Reproduce the listing exactly and skip over any pictures.
## begin
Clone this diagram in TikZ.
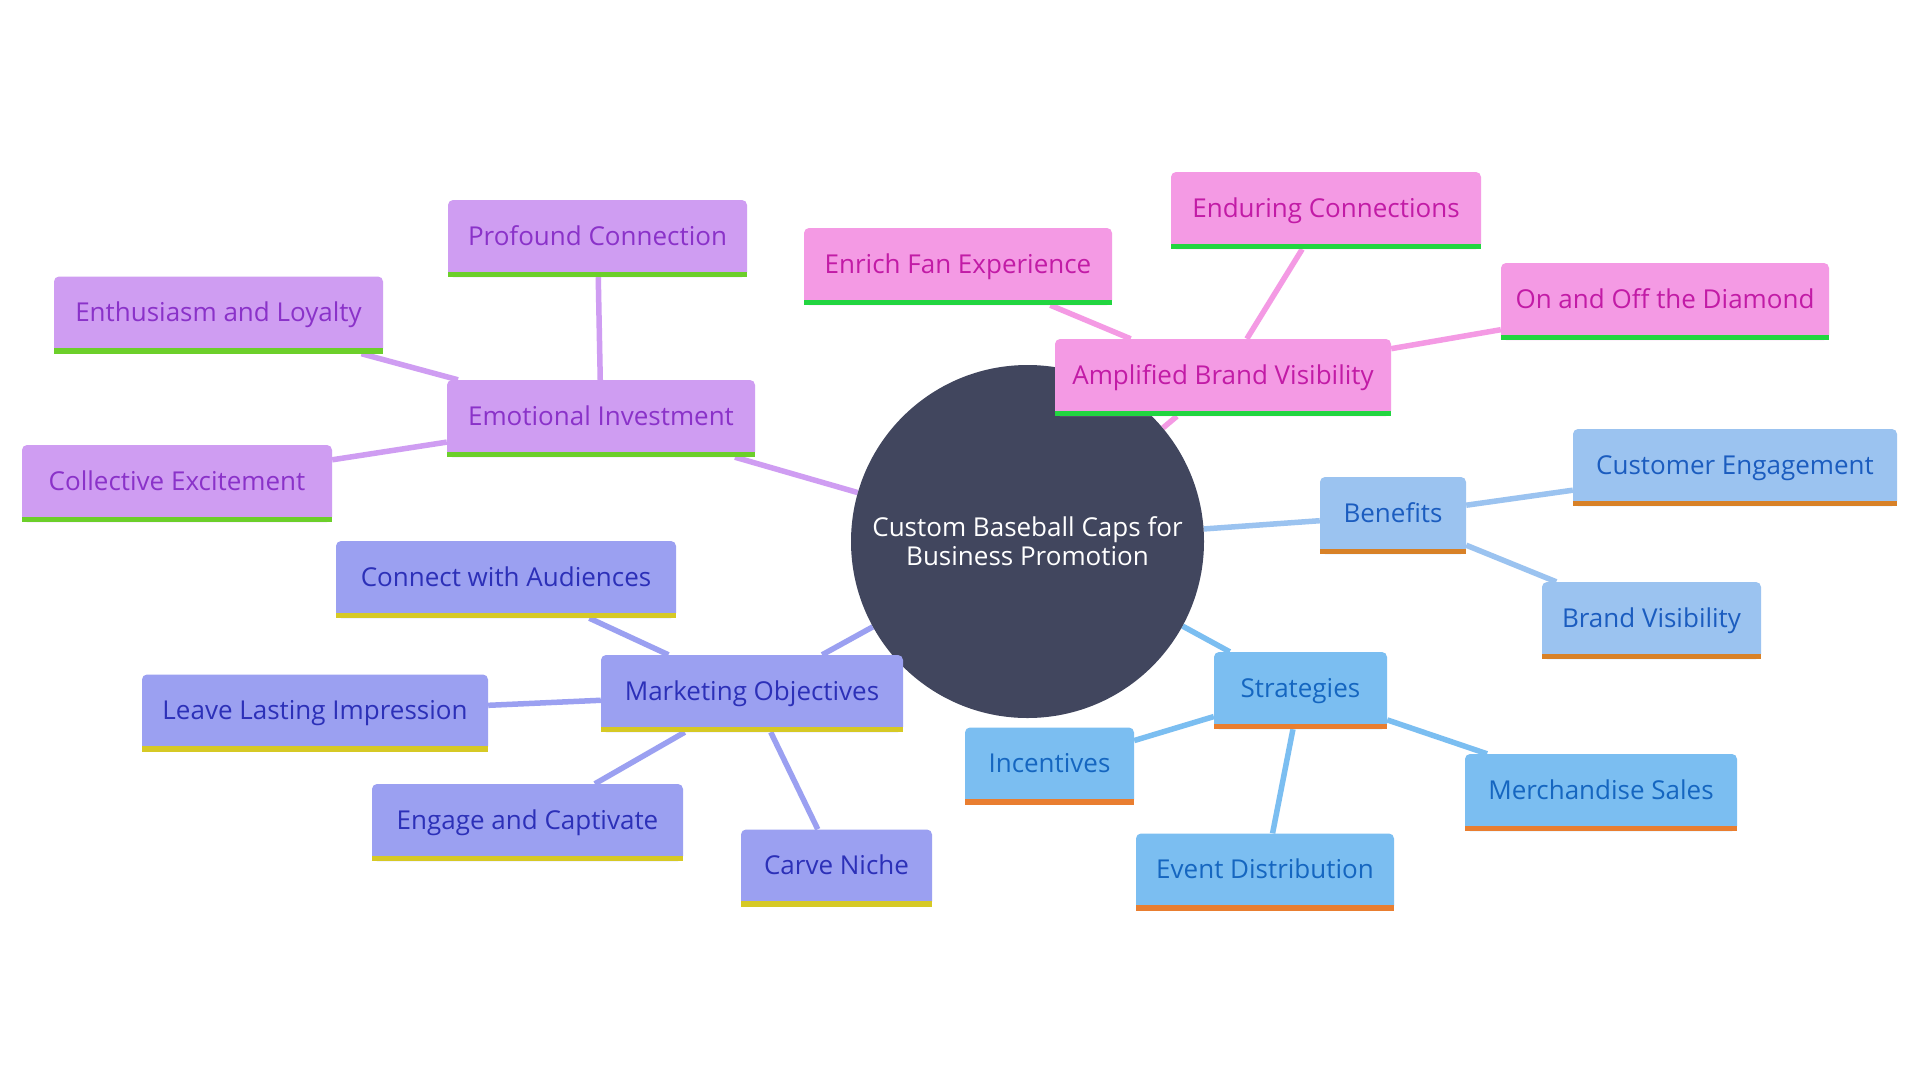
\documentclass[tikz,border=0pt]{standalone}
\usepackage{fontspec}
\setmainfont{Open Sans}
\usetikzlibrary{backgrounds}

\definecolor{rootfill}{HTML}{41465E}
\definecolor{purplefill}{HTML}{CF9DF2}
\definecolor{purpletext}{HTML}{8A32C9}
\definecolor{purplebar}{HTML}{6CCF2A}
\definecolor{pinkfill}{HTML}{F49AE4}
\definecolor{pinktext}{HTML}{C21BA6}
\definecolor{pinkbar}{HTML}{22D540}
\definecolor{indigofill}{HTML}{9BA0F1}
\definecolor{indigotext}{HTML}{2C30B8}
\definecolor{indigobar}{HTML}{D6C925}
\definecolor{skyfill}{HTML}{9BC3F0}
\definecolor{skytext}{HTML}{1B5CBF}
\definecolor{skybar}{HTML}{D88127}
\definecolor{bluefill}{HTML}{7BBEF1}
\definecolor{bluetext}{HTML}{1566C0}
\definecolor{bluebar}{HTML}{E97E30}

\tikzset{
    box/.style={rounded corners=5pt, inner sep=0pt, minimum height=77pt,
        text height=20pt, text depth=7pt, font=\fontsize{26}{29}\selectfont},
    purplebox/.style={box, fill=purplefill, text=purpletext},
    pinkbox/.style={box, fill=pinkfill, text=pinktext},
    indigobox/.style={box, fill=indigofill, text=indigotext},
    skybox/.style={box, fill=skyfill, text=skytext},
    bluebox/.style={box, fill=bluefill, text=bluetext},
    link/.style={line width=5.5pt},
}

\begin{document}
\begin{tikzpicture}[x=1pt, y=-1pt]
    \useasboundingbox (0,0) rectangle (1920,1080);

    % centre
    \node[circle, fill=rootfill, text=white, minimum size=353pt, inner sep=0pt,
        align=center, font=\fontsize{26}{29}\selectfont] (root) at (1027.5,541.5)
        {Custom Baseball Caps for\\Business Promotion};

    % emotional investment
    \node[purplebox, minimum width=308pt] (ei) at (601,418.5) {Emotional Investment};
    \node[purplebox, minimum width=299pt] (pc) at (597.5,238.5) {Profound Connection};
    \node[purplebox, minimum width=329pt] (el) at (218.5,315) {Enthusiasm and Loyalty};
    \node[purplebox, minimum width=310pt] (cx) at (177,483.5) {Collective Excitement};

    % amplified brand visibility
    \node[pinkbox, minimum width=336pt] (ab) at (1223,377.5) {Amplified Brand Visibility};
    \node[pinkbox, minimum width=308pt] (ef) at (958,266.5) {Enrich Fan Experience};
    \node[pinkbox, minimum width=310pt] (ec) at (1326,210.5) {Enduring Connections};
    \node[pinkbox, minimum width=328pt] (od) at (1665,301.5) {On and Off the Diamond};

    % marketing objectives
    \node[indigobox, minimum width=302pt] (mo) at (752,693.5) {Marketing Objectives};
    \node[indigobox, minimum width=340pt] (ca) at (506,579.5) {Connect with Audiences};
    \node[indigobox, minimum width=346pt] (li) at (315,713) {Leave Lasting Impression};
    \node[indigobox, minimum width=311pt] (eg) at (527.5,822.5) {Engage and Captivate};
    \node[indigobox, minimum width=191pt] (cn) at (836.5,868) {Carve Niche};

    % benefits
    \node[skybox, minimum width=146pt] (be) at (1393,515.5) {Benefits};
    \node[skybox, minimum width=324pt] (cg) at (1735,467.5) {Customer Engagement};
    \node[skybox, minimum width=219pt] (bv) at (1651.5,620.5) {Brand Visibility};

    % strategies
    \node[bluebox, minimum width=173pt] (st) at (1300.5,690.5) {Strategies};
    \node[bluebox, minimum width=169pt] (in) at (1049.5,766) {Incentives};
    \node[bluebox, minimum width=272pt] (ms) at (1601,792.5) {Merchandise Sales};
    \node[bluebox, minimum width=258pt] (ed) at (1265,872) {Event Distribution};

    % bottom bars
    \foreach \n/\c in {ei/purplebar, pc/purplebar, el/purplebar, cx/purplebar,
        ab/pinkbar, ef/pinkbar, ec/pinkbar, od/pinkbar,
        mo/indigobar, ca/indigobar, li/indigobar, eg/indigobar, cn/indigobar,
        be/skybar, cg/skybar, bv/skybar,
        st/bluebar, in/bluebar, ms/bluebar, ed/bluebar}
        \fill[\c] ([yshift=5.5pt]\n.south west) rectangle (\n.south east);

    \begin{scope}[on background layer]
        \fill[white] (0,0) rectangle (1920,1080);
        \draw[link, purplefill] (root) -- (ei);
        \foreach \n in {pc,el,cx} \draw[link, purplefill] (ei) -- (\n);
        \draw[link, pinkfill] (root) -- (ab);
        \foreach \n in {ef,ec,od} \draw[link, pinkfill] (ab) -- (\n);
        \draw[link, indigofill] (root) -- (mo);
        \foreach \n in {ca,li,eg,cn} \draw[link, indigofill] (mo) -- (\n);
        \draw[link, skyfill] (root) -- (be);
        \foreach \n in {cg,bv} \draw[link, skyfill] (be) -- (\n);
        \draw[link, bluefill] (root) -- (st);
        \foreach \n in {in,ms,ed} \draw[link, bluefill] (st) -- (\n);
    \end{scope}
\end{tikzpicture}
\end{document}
## end
Result below »
Clone this diagram in TikZ.
\documentclass[tikz,border=0pt]{standalone}
\usepackage{fontspec}
\setmainfont{Open Sans}
\usetikzlibrary{backgrounds}

\definecolor{rootfill}{HTML}{41465E}
\definecolor{purplefill}{HTML}{CF9DF2}
\definecolor{purpletext}{HTML}{8A32C9}
\definecolor{purplebar}{HTML}{6CCF2A}
\definecolor{pinkfill}{HTML}{F49AE4}
\definecolor{pinktext}{HTML}{C21BA6}
\definecolor{pinkbar}{HTML}{22D540}
\definecolor{indigofill}{HTML}{9BA0F1}
\definecolor{indigotext}{HTML}{2C30B8}
\definecolor{indigobar}{HTML}{D6C925}
\definecolor{skyfill}{HTML}{9BC3F0}
\definecolor{skytext}{HTML}{1B5CBF}
\definecolor{skybar}{HTML}{D88127}
\definecolor{bluefill}{HTML}{7BBEF1}
\definecolor{bluetext}{HTML}{1566C0}
\definecolor{bluebar}{HTML}{E97E30}

\tikzset{
    box/.style={rounded corners=5pt, inner sep=0pt, minimum height=77pt,
        text height=20pt, text depth=7pt, font=\fontsize{26}{29}\selectfont},
    purplebox/.style={box, fill=purplefill, text=purpletext},
    pinkbox/.style={box, fill=pinkfill, text=pinktext},
    indigobox/.style={box, fill=indigofill, text=indigotext},
    skybox/.style={box, fill=skyfill, text=skytext},
    bluebox/.style={box, fill=bluefill, text=bluetext},
    link/.style={line width=5.5pt},
}

\begin{document}
\begin{tikzpicture}[x=1pt, y=-1pt]
    \useasboundingbox (0,0) rectangle (1920,1080);

    % centre
    \node[circle, fill=rootfill, text=white, minimum size=353pt, inner sep=0pt,
        align=center, font=\fontsize{26}{29}\selectfont] (root) at (1027.5,541.5)
        {Custom Baseball Caps for\\Business Promotion};

    % emotional investment
    \node[purplebox, minimum width=308pt] (ei) at (601,418.5) {Emotional Investment};
    \node[purplebox, minimum width=299pt] (pc) at (597.5,238.5) {Profound Connection};
    \node[purplebox, minimum width=329pt] (el) at (218.5,315) {Enthusiasm and Loyalty};
    \node[purplebox, minimum width=310pt] (cx) at (177,483.5) {Collective Excitement};

    % amplified brand visibility
    \node[pinkbox, minimum width=336pt] (ab) at (1223,377.5) {Amplified Brand Visibility};
    \node[pinkbox, minimum width=308pt] (ef) at (958,266.5) {Enrich Fan Experience};
    \node[pinkbox, minimum width=310pt] (ec) at (1326,210.5) {Enduring Connections};
    \node[pinkbox, minimum width=328pt] (od) at (1665,301.5) {On and Off the Diamond};

    % marketing objectives
    \node[indigobox, minimum width=302pt] (mo) at (752,693.5) {Marketing Objectives};
    \node[indigobox, minimum width=340pt] (ca) at (506,579.5) {Connect with Audiences};
    \node[indigobox, minimum width=346pt] (li) at (315,713) {Leave Lasting Impression};
    \node[indigobox, minimum width=311pt] (eg) at (527.5,822.5) {Engage and Captivate};
    \node[indigobox, minimum width=191pt] (cn) at (836.5,868) {Carve Niche};

    % benefits
    \node[skybox, minimum width=146pt] (be) at (1393,515.5) {Benefits};
    \node[skybox, minimum width=324pt] (cg) at (1735,467.5) {Customer Engagement};
    \node[skybox, minimum width=219pt] (bv) at (1651.5,620.5) {Brand Visibility};

    % strategies
    \node[bluebox, minimum width=173pt] (st) at (1300.5,690.5) {Strategies};
    \node[bluebox, minimum width=169pt] (in) at (1049.5,766) {Incentives};
    \node[bluebox, minimum width=272pt] (ms) at (1601,792.5) {Merchandise Sales};
    \node[bluebox, minimum width=258pt] (ed) at (1265,872) {Event Distribution};

    % bottom bars
    \foreach \n/\c in {ei/purplebar, pc/purplebar, el/purplebar, cx/purplebar,
        ab/pinkbar, ef/pinkbar, ec/pinkbar, od/pinkbar,
        mo/indigobar, ca/indigobar, li/indigobar, eg/indigobar, cn/indigobar,
        be/skybar, cg/skybar, bv/skybar,
        st/bluebar, in/bluebar, ms/bluebar, ed/bluebar}
        \fill[\c] ([yshift=5.5pt]\n.south west) rectangle (\n.south east);

    \begin{scope}[on background layer]
        \fill[white] (0,0) rectangle (1920,1080);
        \draw[link, purplefill] (root) -- (ei);
        \foreach \n in {pc,el,cx} \draw[link, purplefill] (ei) -- (\n);
        \draw[link, pinkfill] (root) -- (ab);
        \foreach \n in {ef,ec,od} \draw[link, pinkfill] (ab) -- (\n);
        \draw[link, indigofill] (root) -- (mo);
        \foreach \n in {ca,li,eg,cn} \draw[link, indigofill] (mo) -- (\n);
        \draw[link, skyfill] (root) -- (be);
        \foreach \n in {cg,bv} \draw[link, skyfill] (be) -- (\n);
        \draw[link, bluefill] (root) -- (st);
        \foreach \n in {in,ms,ed} \draw[link, bluefill] (st) -- (\n);
    \end{scope}
\end{tikzpicture}
\end{document}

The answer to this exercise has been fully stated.